Before the advent of computer games, we British kept ourselves amused with more home-spun hobbies, sports and pastimes – many of which centred around the local pub. Peter d’Aguilar investigates an easy to learn, entertaining game, involving cue action, strategy, mathematics, balls and pegs... called bar billiards
Another fading pub staple is bar billiards. While cue sports such as snooker and pool became popular in the nineteenth century and traditional three-ball billiards much earlier, bar billiards only surfaced in England in the 1930s. Originally a Russian game, bar billiards came to these shores via France and Belgium. As with all cue sports, it involves striking a ball, originally made out of ivory but nowadays from a combination of resin and plastic, with a long thin tapering stick fashioned from ash or maple called a cue. Unlike its older relatives, bar billiards involves scoring points by potting balls into holes on the playing surface of the table, rather than into pockets around the periphery.
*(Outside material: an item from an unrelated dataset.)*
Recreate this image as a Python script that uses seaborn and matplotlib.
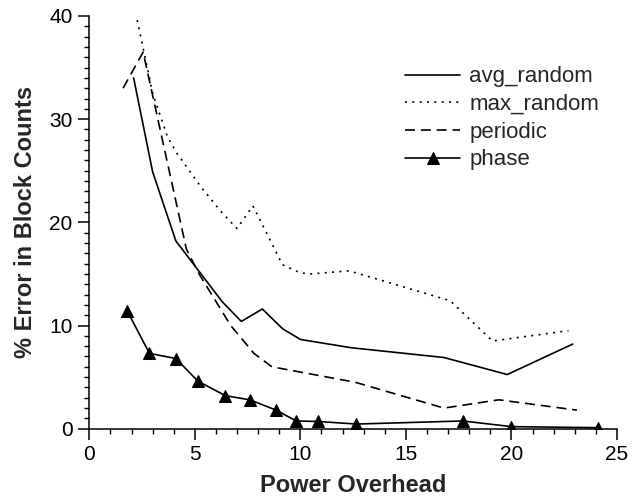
import matplotlib
matplotlib.use("Agg")
import matplotlib.pyplot as plt
import seaborn as sns
import pandas as pd
from matplotlib.ticker import MultipleLocator

# Data
avg_x = [2.1, 3.0, 4.1, 6.3, 7.2, 8.2, 9.15, 10.0, 12.4, 16.8, 19.8, 22.9]
avg_y = [34.0, 24.9, 18.2, 12.3, 10.4, 11.6, 9.7, 8.65, 7.85, 6.9, 5.25, 8.2]

max_x = [2.2, 3.0, 3.7, 4.15, 5.3, 6.3, 7.0, 7.75, 9.15, 10.0, 10.5, 12.3, 13.8, 17.1, 19.1, 22.7]
max_y = [40.3, 32.5, 28.3, 26.7, 23.4, 20.9, 19.4, 21.6, 15.9, 15.1, 15.0, 15.3, 14.4, 12.4, 8.5, 9.5]

per_x = [1.6, 2.55, 4.6, 5.2, 6.7, 7.8, 8.65, 12.6, 16.8, 19.4, 23.1]
per_y = [33.0, 36.5, 17.4, 15.0, 10.0, 7.3, 6.0, 4.5, 2.0, 2.8, 1.8]

ph_x = [1.8, 2.85, 4.1, 5.15, 6.45, 7.6, 8.85, 9.8, 10.85, 12.65, 17.7, 20.0, 24.1]
ph_y = [11.4, 7.3, 6.8, 4.6, 3.2, 2.8, 1.8, 0.75, 0.7, 0.45, 0.75, 0.2, 0.1]

labels = ["avg_random", "max_random", "periodic", "phase"]
x_ticks = [0, 5, 10, 15, 20, 25]
y_ticks = [0, 10, 20, 30, 40]

sns.set_style("ticks")
plt.rcParams["font.family"] = ["Liberation Sans", "DejaVu Sans"]

fig = plt.figure(figsize=(6.39, 4.96), dpi=100)
ax = fig.add_axes([89.3 / 639, 1 - 428.7 / 496, (617 - 89.3) / 639, (428.7 - 16) / 496])

lw = 1.2
sns.lineplot(x=avg_x, y=avg_y, sort=False, ax=ax, color="black", lw=lw,
             linestyle="-", label=labels[0])
sns.lineplot(x=max_x, y=max_y, sort=False, ax=ax, color="black", lw=lw,
             linestyle=(0, (1.2, 3.2)), label=labels[1])
sns.lineplot(x=per_x, y=per_y, sort=False, ax=ax, color="black", lw=lw,
             linestyle=(0, (6, 3.5)), label=labels[2])
sns.lineplot(x=ph_x, y=ph_y, sort=False, ax=ax, color="black", lw=lw,
             linestyle="-", marker="^", markersize=8.5, markeredgecolor="black",
             markerfacecolor="black", label=labels[3], clip_on=True)

ax.set_xlim(0, 25)
ax.set_ylim(0, 40)
ax.set_xticks(x_ticks)
ax.set_yticks(y_ticks)
ax.xaxis.set_minor_locator(MultipleLocator(1))
ax.yaxis.set_minor_locator(MultipleLocator(1))
ax.tick_params(which="major", length=8, width=1.1, labelsize=15, color="black",
               labelcolor="black", pad=4)
ax.tick_params(which="minor", length=3.5, width=1.0, color="black")
for s in ["top", "right"]:
    ax.spines[s].set_visible(False)
for s in ["left", "bottom"]:
    ax.spines[s].set_linewidth(1.1)
    ax.spines[s].set_color("black")

ax.set_xlabel("Power Overhead", fontsize=17, fontweight="bold", labelpad=7)
ax.set_ylabel("% Error in Block Counts", fontsize=17, fontweight="bold", labelpad=9)

ax.legend(loc="upper left", bbox_to_anchor=(0.598, 0.878), frameon=False,
          fontsize=16, borderpad=0, borderaxespad=0, labelspacing=0.3,
          handlelength=2.5, handletextpad=0.4)

fig.savefig("out.png", dpi=100)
All shots are played from the front end of the table, towards the nine holes on the playing surface, each of which are assigned various point values ranging from 10 to 200. There are seven white balls and one red ball. Potting a white ball scores points as marked on the table, potting the red ball scores double. Three mushroom-shaped pegs are positioned on the playing surface. If these are knocked over, the player loses points. Each game is timed to last for 15 to 20 minutes after which a bar drops to prevent potted balls being returned to play. Once the remaining balls are potted the game is over and the winner is the player with the most points.
As the game is only played from one end of the table, a bar billiards table requires far less space than a traditional pool table.
Competitive bar billiards leagues exist in Sussex and the world championship takes place each November on the island of Jersey. Male players from Sussex have claimed the title ten times since its’ inception in 1981.